DATA EXTRACT:
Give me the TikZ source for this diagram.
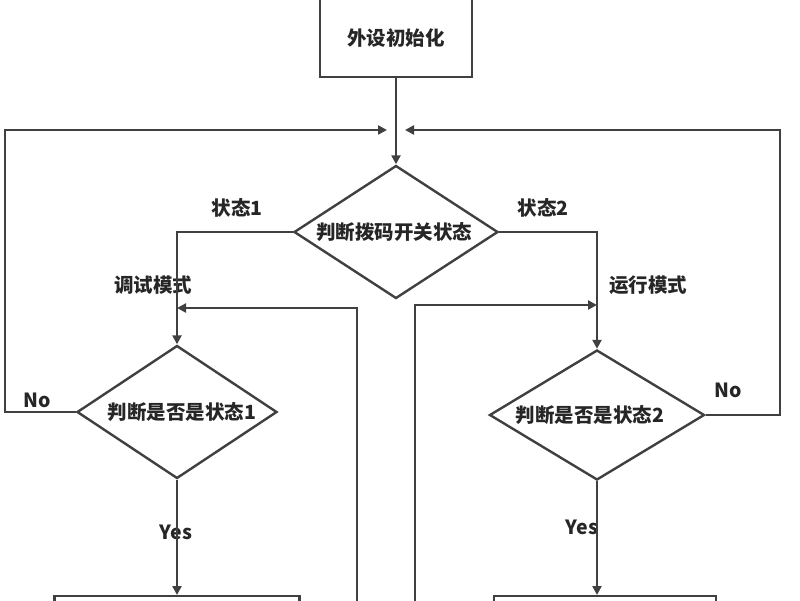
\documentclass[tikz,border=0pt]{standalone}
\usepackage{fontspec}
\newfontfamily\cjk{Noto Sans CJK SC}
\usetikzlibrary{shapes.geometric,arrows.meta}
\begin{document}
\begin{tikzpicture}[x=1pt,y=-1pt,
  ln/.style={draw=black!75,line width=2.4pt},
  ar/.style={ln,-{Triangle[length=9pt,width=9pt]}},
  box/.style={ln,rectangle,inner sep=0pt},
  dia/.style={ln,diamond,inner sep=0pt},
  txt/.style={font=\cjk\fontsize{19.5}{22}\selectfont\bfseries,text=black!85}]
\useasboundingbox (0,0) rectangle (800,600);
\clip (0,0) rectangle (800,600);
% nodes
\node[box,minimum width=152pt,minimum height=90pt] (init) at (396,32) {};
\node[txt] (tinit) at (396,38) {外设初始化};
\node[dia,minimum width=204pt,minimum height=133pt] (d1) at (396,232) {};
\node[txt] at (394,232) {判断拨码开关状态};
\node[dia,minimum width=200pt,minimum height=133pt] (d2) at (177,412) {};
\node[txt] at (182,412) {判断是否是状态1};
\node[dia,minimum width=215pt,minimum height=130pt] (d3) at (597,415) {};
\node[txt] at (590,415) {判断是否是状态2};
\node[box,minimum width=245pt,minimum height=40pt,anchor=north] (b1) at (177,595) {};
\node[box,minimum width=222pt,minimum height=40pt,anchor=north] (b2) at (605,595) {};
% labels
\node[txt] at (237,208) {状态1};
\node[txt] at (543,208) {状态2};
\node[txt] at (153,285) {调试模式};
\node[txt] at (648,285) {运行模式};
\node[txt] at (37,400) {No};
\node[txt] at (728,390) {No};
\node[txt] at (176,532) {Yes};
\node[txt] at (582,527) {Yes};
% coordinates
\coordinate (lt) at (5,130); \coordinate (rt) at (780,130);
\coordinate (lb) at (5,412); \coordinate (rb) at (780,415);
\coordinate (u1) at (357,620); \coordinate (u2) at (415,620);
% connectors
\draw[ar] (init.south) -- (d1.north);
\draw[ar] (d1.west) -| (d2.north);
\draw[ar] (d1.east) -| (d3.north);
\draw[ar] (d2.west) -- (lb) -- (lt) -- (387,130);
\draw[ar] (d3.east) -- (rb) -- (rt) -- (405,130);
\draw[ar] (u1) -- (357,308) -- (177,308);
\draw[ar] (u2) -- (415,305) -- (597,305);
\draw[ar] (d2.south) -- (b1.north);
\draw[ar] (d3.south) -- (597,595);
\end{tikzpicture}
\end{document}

EXERCISE INSTRUCTIONS:
Return to the listing above and set it down exactly, leaving out its pictures.

EXERCISE OUTPUT:
Give me the TikZ source for this diagram.
\documentclass[tikz,border=0pt]{standalone}
\usepackage{fontspec}
\newfontfamily\cjk{Noto Sans CJK SC}
\usetikzlibrary{shapes.geometric,arrows.meta}
\begin{document}
\begin{tikzpicture}[x=1pt,y=-1pt,
  ln/.style={draw=black!75,line width=2.4pt},
  ar/.style={ln,-{Triangle[length=9pt,width=9pt]}},
  box/.style={ln,rectangle,inner sep=0pt},
  dia/.style={ln,diamond,inner sep=0pt},
  txt/.style={font=\cjk\fontsize{19.5}{22}\selectfont\bfseries,text=black!85}]
\useasboundingbox (0,0) rectangle (800,600);
\clip (0,0) rectangle (800,600);
% nodes
\node[box,minimum width=152pt,minimum height=90pt] (init) at (396,32) {};
\node[txt] (tinit) at (396,38) {外设初始化};
\node[dia,minimum width=204pt,minimum height=133pt] (d1) at (396,232) {};
\node[txt] at (394,232) {判断拨码开关状态};
\node[dia,minimum width=200pt,minimum height=133pt] (d2) at (177,412) {};
\node[txt] at (182,412) {判断是否是状态1};
\node[dia,minimum width=215pt,minimum height=130pt] (d3) at (597,415) {};
\node[txt] at (590,415) {判断是否是状态2};
\node[box,minimum width=245pt,minimum height=40pt,anchor=north] (b1) at (177,595) {};
\node[box,minimum width=222pt,minimum height=40pt,anchor=north] (b2) at (605,595) {};
% labels
\node[txt] at (237,208) {状态1};
\node[txt] at (543,208) {状态2};
\node[txt] at (153,285) {调试模式};
\node[txt] at (648,285) {运行模式};
\node[txt] at (37,400) {No};
\node[txt] at (728,390) {No};
\node[txt] at (176,532) {Yes};
\node[txt] at (582,527) {Yes};
% coordinates
\coordinate (lt) at (5,130); \coordinate (rt) at (780,130);
\coordinate (lb) at (5,412); \coordinate (rb) at (780,415);
\coordinate (u1) at (357,620); \coordinate (u2) at (415,620);
% connectors
\draw[ar] (init.south) -- (d1.north);
\draw[ar] (d1.west) -| (d2.north);
\draw[ar] (d1.east) -| (d3.north);
\draw[ar] (d2.west) -- (lb) -- (lt) -- (387,130);
\draw[ar] (d3.east) -- (rb) -- (rt) -- (405,130);
\draw[ar] (u1) -- (357,308) -- (177,308);
\draw[ar] (u2) -- (415,305) -- (597,305);
\draw[ar] (d2.south) -- (b1.north);
\draw[ar] (d3.south) -- (597,595);
\end{tikzpicture}
\end{document}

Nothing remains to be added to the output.